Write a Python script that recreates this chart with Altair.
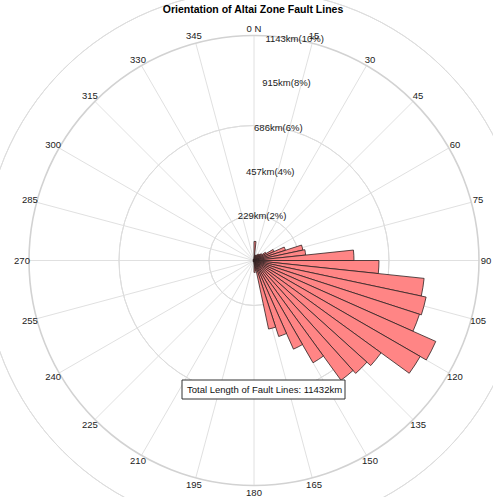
import math
import altair as alt
import pandas as pd

# Fault-line length (km) per 6-degree strike bin, starting at 0 (N) and going clockwise
bin_width = 6
bin_starts = list(range(0, 360, bin_width))
lengths_km = [
    97, 25, 25, 30, 30, 36, 41, 46, 51, 71,
    112, 168, 254, 264, 508, 635, 869, 894, 884, 1011,
    975, 798, 772, 752, 600, 493, 406, 356, 51, 61,
    5, 4, 3, 4, 3, 4, 5, 4, 3, 4,
    3, 4, 5, 4, 3, 4, 5, 4, 3, 4,
    4, 3, 4, 5, 4, 3, 4, 4, 3, 5,
]

ring_pcts = [2, 4, 6, 8, 10]
compass_angles = list(range(0, 360, 15))
compass_labels = ["0 N"] + [str(a) for a in compass_angles[1:]]

total_km = sum(lengths_km)
r_max = total_km * 0.10

# canvas and polar centre
W, H = 493, 497
CX, CY = 254, 260.5
R_PX = 225
px_per_km = R_PX / r_max
FONT = "Liberation Sans"

bars_df = pd.DataFrame({
    "start": bin_starts,
    "end": [s + bin_width for s in bin_starts],
    "km": lengths_km,
})
rings_df = pd.DataFrame({
    "r": [total_km * p / 100 for p in ring_pcts],
    "label": [f"{round(total_km * p / 100)}km({p}%)" for p in ring_pcts],
})
spokes_df = pd.DataFrame({
    "angle": compass_angles,
    "x0": 0.0,
    "y0": 0.0,
    "x1": [r_max * math.sin(math.radians(a)) for a in compass_angles],
    "y1": [r_max * math.cos(math.radians(a)) for a in compass_angles],
})
compass_df = pd.DataFrame({"angle": compass_angles, "label": compass_labels})

theta_scale = alt.Scale(domain=[0, 360], range=[0, 2 * math.pi])
radius_scale = alt.Scale(type="linear", domain=[0, r_max], range=[0, R_PX], zero=True, nice=False)
x_scale = alt.Scale(domain=[-CX / px_per_km, (W - CX) / px_per_km], nice=False, zero=False)
y_scale = alt.Scale(domain=[-(H - CY) / px_per_km, CY / px_per_km], nice=False, zero=False)

grid_color = "#dddddd"

spokes = alt.Chart(spokes_df).mark_rule(color=grid_color, strokeWidth=0.9).encode(
    x=alt.X("x0:Q", scale=x_scale, axis=None),
    y=alt.Y("y0:Q", scale=y_scale, axis=None),
    x2="x1:Q",
    y2="y1:Q",
)

rings = alt.Chart(rings_df).mark_arc(filled=False, stroke=grid_color, strokeWidth=1).encode(
    theta=alt.value(0),
    theta2=alt.value(2 * math.pi),
    radius=alt.Radius("r:Q", scale=radius_scale),
    x=alt.value(CX),
    y=alt.value(CY),
)

outer = alt.Chart(rings_df.tail(1)).mark_arc(filled=False, stroke="#d2d2d2", strokeWidth=1.6).encode(
    theta=alt.value(0),
    theta2=alt.value(2 * math.pi),
    radius=alt.Radius("r:Q", scale=radius_scale),
    x=alt.value(CX),
    y=alt.value(CY),
)

ring_labels = alt.Chart(rings_df).mark_text(
    font=FONT, fontSize=9.5, color="#222222", align="center", baseline="middle"
).encode(
    theta=alt.value(math.radians(10.4)),
    radius=alt.Radius("r:Q", scale=radius_scale),
    text="label:N",
    x=alt.value(CX),
    y=alt.value(CY),
)

bars = alt.Chart(bars_df).mark_arc(fill="#ff8585", stroke="#2e2222", strokeWidth=0.8).encode(
    theta=alt.Theta("start:Q", scale=theta_scale, stack=False),
    theta2="end:Q",
    radius=alt.Radius("km:Q", scale=radius_scale),
    x=alt.value(CX),
    y=alt.value(CY),
)

compass = alt.Chart(compass_df).mark_text(
    font=FONT, fontSize=9.5, color="#222222", align="center", baseline="middle"
).encode(
    theta=alt.Theta("angle:Q", scale=theta_scale, stack=False),
    radius=alt.value(232),
    text="label:N",
    x=alt.value(CX),
    y=alt.value(CY),
)

title = alt.Chart(pd.DataFrame({"t": ["Orientation of Altai Zone Fault Lines"]})).mark_text(
    font=FONT, fontSize=10.5, fontWeight="bold", color="#000000", align="center", baseline="middle"
).encode(text="t:N", x=alt.value(253), y=alt.value(10))

summary_df = pd.DataFrame({"t": [f"Total Length of Fault Lines: {total_km}km"]})
box = alt.Chart(summary_df).mark_rect(fill="white", stroke="#333333", strokeWidth=1).encode(
    x=alt.value(182), x2=alt.value(345), y=alt.value(380), y2=alt.value(399)
)
box_text = alt.Chart(summary_df).mark_text(
    font=FONT, fontSize=9.5, color="#111111", align="left", baseline="middle"
).encode(text="t:N", x=alt.value(187), y=alt.value(389.5))

chart = alt.layer(
    spokes, rings, outer, ring_labels, bars, compass, title, box, box_text
).properties(
    width=W, height=H, autosize=alt.AutoSizeParams(type="none"), padding=0, background="white"
).configure_view(stroke=None)

chart.save("out.html", embed_options={"renderer": "svg", "actions": False})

====================

▶ TASK DETAILS: Skip every picture and transcribe the data above exactly.

▶ RESULT OF THE TASK:
Write a Python script that recreates this chart with Altair.
import math
import altair as alt
import pandas as pd

# Fault-line length (km) per 6-degree strike bin, starting at 0 (N) and going clockwise
bin_width = 6
bin_starts = list(range(0, 360, bin_width))
lengths_km = [
    97, 25, 25, 30, 30, 36, 41, 46, 51, 71,
    112, 168, 254, 264, 508, 635, 869, 894, 884, 1011,
    975, 798, 772, 752, 600, 493, 406, 356, 51, 61,
    5, 4, 3, 4, 3, 4, 5, 4, 3, 4,
    3, 4, 5, 4, 3, 4, 5, 4, 3, 4,
    4, 3, 4, 5, 4, 3, 4, 4, 3, 5,
]

ring_pcts = [2, 4, 6, 8, 10]
compass_angles = list(range(0, 360, 15))
compass_labels = ["0 N"] + [str(a) for a in compass_angles[1:]]

total_km = sum(lengths_km)
r_max = total_km * 0.10

# canvas and polar centre
W, H = 493, 497
CX, CY = 254, 260.5
R_PX = 225
px_per_km = R_PX / r_max
FONT = "Liberation Sans"

bars_df = pd.DataFrame({
    "start": bin_starts,
    "end": [s + bin_width for s in bin_starts],
    "km": lengths_km,
})
rings_df = pd.DataFrame({
    "r": [total_km * p / 100 for p in ring_pcts],
    "label": [f"{round(total_km * p / 100)}km({p}%)" for p in ring_pcts],
})
spokes_df = pd.DataFrame({
    "angle": compass_angles,
    "x0": 0.0,
    "y0": 0.0,
    "x1": [r_max * math.sin(math.radians(a)) for a in compass_angles],
    "y1": [r_max * math.cos(math.radians(a)) for a in compass_angles],
})
compass_df = pd.DataFrame({"angle": compass_angles, "label": compass_labels})

theta_scale = alt.Scale(domain=[0, 360], range=[0, 2 * math.pi])
radius_scale = alt.Scale(type="linear", domain=[0, r_max], range=[0, R_PX], zero=True, nice=False)
x_scale = alt.Scale(domain=[-CX / px_per_km, (W - CX) / px_per_km], nice=False, zero=False)
y_scale = alt.Scale(domain=[-(H - CY) / px_per_km, CY / px_per_km], nice=False, zero=False)

grid_color = "#dddddd"

spokes = alt.Chart(spokes_df).mark_rule(color=grid_color, strokeWidth=0.9).encode(
    x=alt.X("x0:Q", scale=x_scale, axis=None),
    y=alt.Y("y0:Q", scale=y_scale, axis=None),
    x2="x1:Q",
    y2="y1:Q",
)

rings = alt.Chart(rings_df).mark_arc(filled=False, stroke=grid_color, strokeWidth=1).encode(
    theta=alt.value(0),
    theta2=alt.value(2 * math.pi),
    radius=alt.Radius("r:Q", scale=radius_scale),
    x=alt.value(CX),
    y=alt.value(CY),
)

outer = alt.Chart(rings_df.tail(1)).mark_arc(filled=False, stroke="#d2d2d2", strokeWidth=1.6).encode(
    theta=alt.value(0),
    theta2=alt.value(2 * math.pi),
    radius=alt.Radius("r:Q", scale=radius_scale),
    x=alt.value(CX),
    y=alt.value(CY),
)

ring_labels = alt.Chart(rings_df).mark_text(
    font=FONT, fontSize=9.5, color="#222222", align="center", baseline="middle"
).encode(
    theta=alt.value(math.radians(10.4)),
    radius=alt.Radius("r:Q", scale=radius_scale),
    text="label:N",
    x=alt.value(CX),
    y=alt.value(CY),
)

bars = alt.Chart(bars_df).mark_arc(fill="#ff8585", stroke="#2e2222", strokeWidth=0.8).encode(
    theta=alt.Theta("start:Q", scale=theta_scale, stack=False),
    theta2="end:Q",
    radius=alt.Radius("km:Q", scale=radius_scale),
    x=alt.value(CX),
    y=alt.value(CY),
)

compass = alt.Chart(compass_df).mark_text(
    font=FONT, fontSize=9.5, color="#222222", align="center", baseline="middle"
).encode(
    theta=alt.Theta("angle:Q", scale=theta_scale, stack=False),
    radius=alt.value(232),
    text="label:N",
    x=alt.value(CX),
    y=alt.value(CY),
)

title = alt.Chart(pd.DataFrame({"t": ["Orientation of Altai Zone Fault Lines"]})).mark_text(
    font=FONT, fontSize=10.5, fontWeight="bold", color="#000000", align="center", baseline="middle"
).encode(text="t:N", x=alt.value(253), y=alt.value(10))

summary_df = pd.DataFrame({"t": [f"Total Length of Fault Lines: {total_km}km"]})
box = alt.Chart(summary_df).mark_rect(fill="white", stroke="#333333", strokeWidth=1).encode(
    x=alt.value(182), x2=alt.value(345), y=alt.value(380), y2=alt.value(399)
)
box_text = alt.Chart(summary_df).mark_text(
    font=FONT, fontSize=9.5, color="#111111", align="left", baseline="middle"
).encode(text="t:N", x=alt.value(187), y=alt.value(389.5))

chart = alt.layer(
    spokes, rings, outer, ring_labels, bars, compass, title, box, box_text
).properties(
    width=W, height=H, autosize=alt.AutoSizeParams(type="none"), padding=0, background="white"
).configure_view(stroke=None)

chart.save("out.html", embed_options={"renderer": "svg", "actions": False})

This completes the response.